MPatrick Davis, maintenant. Redoutable et sans langue de bois. Ça aussi, c’est précieux pour comprendre les rouages d’un système hermétique. En tout, 25 ans de métier. Il a fourni une explication pour les trois causes et assume ses dires. Fin du débat.

Que dire de MIan Gemme, criminaliste, dont les propos si percutants concluent le film, ouvrant les yeux des cinéphiles sur l’aspect systémique des violences à caractère sexuel ?

Du journalisme d’embuscade, vraiment ? Ce n’est pas notre sport préféré. Nous avons d’abord demandé au Directeur des poursuites criminelles et pénales (DPCP) l’autorisation d’accompagner Sophie lors de sa rencontre, accès qui a été refusé. Si cette scène a survécu au montage, ce n’était pas pour coincer qui que ce soit. Le procureur est compétent et juste. Il faut la vivre du point de vue de Sophie, qui apprend si sa plainte est retenue ou non.
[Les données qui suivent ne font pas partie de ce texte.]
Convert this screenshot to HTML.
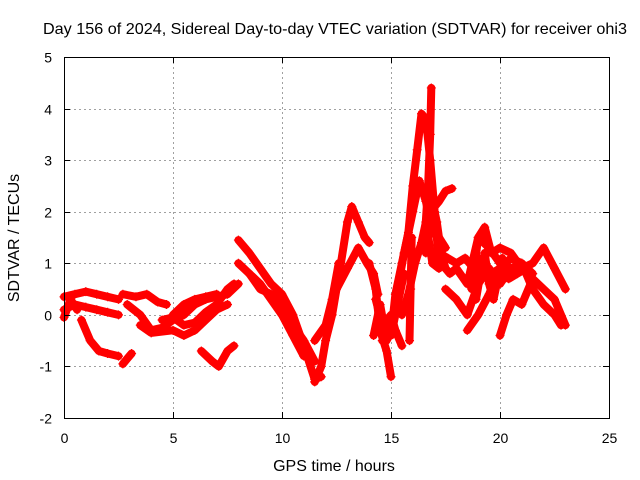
<!DOCTYPE html>
<html><head><meta charset="utf-8"><style>
body{margin:0;background:#fff;}
svg{display:block;font-family:"Liberation Sans",sans-serif;}
</style></head><body>
<svg id="chart" width="640" height="480" viewBox="0 0 640 480">
<rect width="640" height="480" fill="#fff"/>
<g id="grid"></g>
<g id="series"></g>
<rect x="64.5" y="57.5" width="545" height="361" fill="none" stroke="#000"/>
<g id="axes"></g>
<text x="335" y="34" font-size="16" text-anchor="middle" textLength="584" lengthAdjust="spacingAndGlyphs">Day 156 of 2024, Sidereal Day-to-day VTEC variation (SDTVAR) for receiver ohi3</text>
<text x="334" y="471" font-size="16" text-anchor="middle">GPS time / hours</text>
<text x="19" y="238" font-size="16" text-anchor="middle" transform="rotate(-90 19 238)">SDTVAR / TECUs</text>
</svg>
<script>
const xTicks=[0,5,10,15,20,25];
const yTicks=[-2,-1,0,1,2,3,4,5];
const tracks=[
[[0,0.35],[0.5,0.4],[1,0.45],[1.5,0.4],[2,0.35],[2.5,0.3]],
[[0,0.1],[0.5,0.2],[1,0.15],[1.5,0.1],[2,0.05],[2.5,0.0]],
[[0,-0.05],[0.3,0.3],[0.6,0.1]],
[[0.8,-0.1],[1.2,-0.5],[1.6,-0.7],[2,-0.75],[2.5,-0.8]],
[[2.7,-0.95],[2.9,-0.85],[3.1,-0.75]],
[[2.7,0.4],[3.3,0.35],[3.8,0.4],[4.3,0.25],[4.7,0.2]],
[[2.9,0.2],[3.5,0.0],[4,-0.3],[4.5,-0.25],[5,-0.1],[5.5,0.0],[6,0.2],[6.5,0.3],[7,0.35],[7.5,0.4],[8,0.6]],
[[3.5,-0.2],[4,-0.35],[5,-0.3],[5.5,-0.4],[6,-0.3],[6.5,-0.1],[7,0.1],[7.5,0.2]],
[[4.5,-0.1],[5,-0.05],[5.5,-0.2],[6,-0.15],[6.5,0.05],[7,0.2],[7.5,0.5],[7.8,0.6]],
[[5,0.0],[5.5,0.2],[6,0.3],[6.5,0.35],[7,0.4]],
[[6.3,-0.7],[6.8,-0.9],[7.1,-1.0],[7.5,-0.7],[7.8,-0.6]],
[[8,1.45],[8.5,1.2],[9,0.9],[9.5,0.6],[10,0.4],[10.5,0.0],[11,-0.6],[11.5,-1.25],[11.8,-1.2]],
[[8,1.0],[8.5,0.8],[9,0.5],[9.5,0.4],[10,0.2],[10.5,-0.2],[11,-0.5],[11.5,-0.9]],
[[8.5,0.8],[9,0.6],[9.5,0.3],[10,0.0],[10.5,-0.4],[11,-0.8]],
[[11.5,-1.3],[11.8,-1.0],[12,-0.5],[12.3,0.0],[12.5,0.5],[12.7,1.0],[13,1.8],[13.2,2.1],[13.5,1.8],[13.8,1.5],[14,1.4]],
[[11.5,-0.5],[12,-0.2],[12.3,0.3],[12.6,1.0]],
[[12.5,0.5],[13,0.9],[13.5,1.3],[13.9,1.0],[14.2,0.8],[14.4,0.4]],
[[14,1.0],[14.3,0.5],[14.5,-0.3],[14.8,-0.7],[15,-1.2]],
[[14.3,0.3],[14.6,-0.2],[15,0.0],[15.2,-0.3],[15.5,-0.6]],
[[14.6,-0.5],[14.8,-0.2],[15,-0.4],[15.2,0.4],[15.5,1.0],[15.8,1.6],[16,2.5],[16.2,3.2],[16.4,3.9],[16.6,3.8],[16.8,3.0],[17,2.0],[17.2,1.0]],
[[15.3,0.5],[15.6,1.2],[16,2.0],[16.3,2.6],[16.6,2.2],[16.9,1.6],[17.2,1.5],[17.5,1.3]],
[[15.5,0.0],[15.8,0.4],[16.1,1.0],[16.4,1.4],[16.6,1.8],[16.9,1.0],[17.2,0.9]],
[[16.8,2.0],[17,2.1],[17.2,2.2],[17.5,2.4],[17.8,2.45]],
[[17.3,1.0],[17.7,0.8],[18,0.9],[18.5,0.6],[19,1.5],[19.5,1.3],[20,1.0],[20.5,0.9],[21,1.0],[21.5,0.8]],
[[17.5,0.5],[18,0.3],[18.5,0.0],[19,0.6],[19.5,0.9],[20,0.6],[20.5,0.9]],
[[18.7,0.5],[19,1.5],[19.3,1.7],[19.6,1.2],[20,1.3],[20.5,1.2],[21,0.9],[21.5,1.0],[22,1.3],[22.5,0.9],[23,0.5]],
[[20,-0.4],[20.3,0.0],[20.6,0.3],[21,0.2],[21.5,0.7],[22,0.5],[22.5,0.3],[23,-0.2]],
[[18.5,-0.3],[19,0.0],[19.5,0.4],[20,0.9],[20.5,1.1],[21,1.0],[21.5,0.5],[22,0.2],[22.5,0.0],[22.8,-0.2]],
[[16.55,1.5],[16.7,2.5],[16.8,3.5],[16.85,4.4]],
[[15.85,-0.5],[15.9,0.5],[15.95,1.5]],
[[17.2,1.2],[17.6,1.1],[18,1.0],[18.4,1.1],[18.8,0.9],[19.2,1.1],[19.6,0.8],[20,0.9],[20.4,0.7],[20.8,0.8],[21.2,0.9]],
[[18.9,0.3],[19.1,0.8],[19.3,1.2],[19.5,0.6],[19.7,0.3],[19.9,0.7],[20.1,1.1]],
[[16.6,1.2],[16.9,2.2],[17.1,1.8],[17.3,1.2],[17.5,0.9]],
[[14.2,-0.4],[14.5,0.2],[14.8,-0.5],[15.1,-0.2],[15.3,0.2],[15.6,0.8]]
];
const NS='http://www.w3.org/2000/svg';
const X0=64,X1=609,Y0=418,Y1=57;
function sx(h){return X0+(h-0)/(25-0)*(X1-X0);}
function sy(v){return Y0-(v+2)/(5+2)*(Y0-Y1);}
const grid=document.getElementById('grid'),axes=document.getElementById('axes'),ser=document.getElementById('series');
function mk(tag,attrs,parent){const e=document.createElementNS(NS,tag);for(const k in attrs)e.setAttribute(k,attrs[k]);parent.appendChild(e);return e;}
xTicks.forEach(t=>{const x=Math.round(sx(t))+0.5;
 if(t>0&&t<25){const g=mk('line',{x1:x,x2:x,y1:Y1,y2:Y0,stroke:'#a0a0a0','stroke-dasharray':'2,3'},grid);
 }
 mk('line',{x1:x,x2:x,y1:Y0,y2:Y0-6,stroke:'#000'},axes);
 mk('line',{x1:x,x2:x,y1:Y1,y2:Y1+6,stroke:'#000'},axes);
 const l=mk('text',{x:x,y:443,'font-size':14,'text-anchor':'middle'},axes);l.textContent=t;
 });
yTicks.forEach(t=>{const y=Math.round(sy(t))+0.5;
 if(t>-2&&t<5){const g=mk('line',{x1:X0,x2:X1,y1:y,y2:y,stroke:'#a0a0a0','stroke-dasharray':'2,3'},grid);
 }
 mk('line',{x1:X0,x2:X0+6,y1:y,y2:y,stroke:'#000'},axes);
 mk('line',{x1:X1,x2:X1-6,y1:y,y2:y,stroke:'#000'},axes);
 const l=mk('text',{x:52,y:y+5,'font-size':14,'text-anchor':'end'},axes);l.textContent=t;
 });
tracks.forEach(tr=>{
 const p=mk('polyline',{points:tr.map(d=>sx(d[0]).toFixed(1)+','+sy(d[1]).toFixed(1)).join(' '),fill:'none',stroke:'#ff0000','stroke-width':8,'stroke-linejoin':'round','stroke-linecap':'round'},ser);
 
 
 tr.forEach(d=>{const m=mk('path',{d:`M${sx(d[0])-4.5},${sy(d[1])}h9M${sx(d[0])},${sy(d[1])-4.5}v9`,stroke:'#ff0000','stroke-width':1.2},ser);
  
  });
});
</script>
</body></html>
L’aboutissement de mois d’angoisse extrême, de craintes, de doutes, de pression.

Restons au DPCP. On nous a d’abord dit que les chiffres n’existaient pas. Nous avons donc fait nous-mêmes l’exercice à partir des données obtenues à la suite de demandes d’accès à l’information pour la période de 2014 à 2018. Nous leur avons soumis notre interprétation des statistiques humblement et en toute bonne foi en janvier 2020. Le DPCP a eu un an et demi pour la rectifier. Des statistiques différentes existaient ? Nous les voulions. Il n’en a rien été. Silence radio.

Au lendemain de la première médiatique, le DPCP a trouvé l’énergie de faire ce calcul qu’on demandait depuis si longtemps. Tant mieux et enfin. Vivement plus de transparence, le public en sort gagnant. Et si on ramenait maintenant le débat sur le fond, à l’image des discussions animées, enrichissantes et remplies d’espoir qui suivent les projections du film ?

Ce film n’a pas été réalisé pour décourager les victimes de porter plainte. Il a été réalisé parce que des victimes étaient déjà découragées. Elles ont sifflé leur détresse, et si on les écoutait ?

Rectificatif
Dans la lettre des réalisatrices du documentaire La victime parfaite que nous avons publiée lundi, il était question de MIan Gemme. Contrairement à ce qui était indiqué, l’avocat n’est pas à l’emploi de l’aide juridique, qui compte environ 350 avocats permanents. Cela étant dit, de nombreux avocats de pratique privée acceptent des mandats où ils sont rémunérés par le système d’aide juridique. Nos excuses.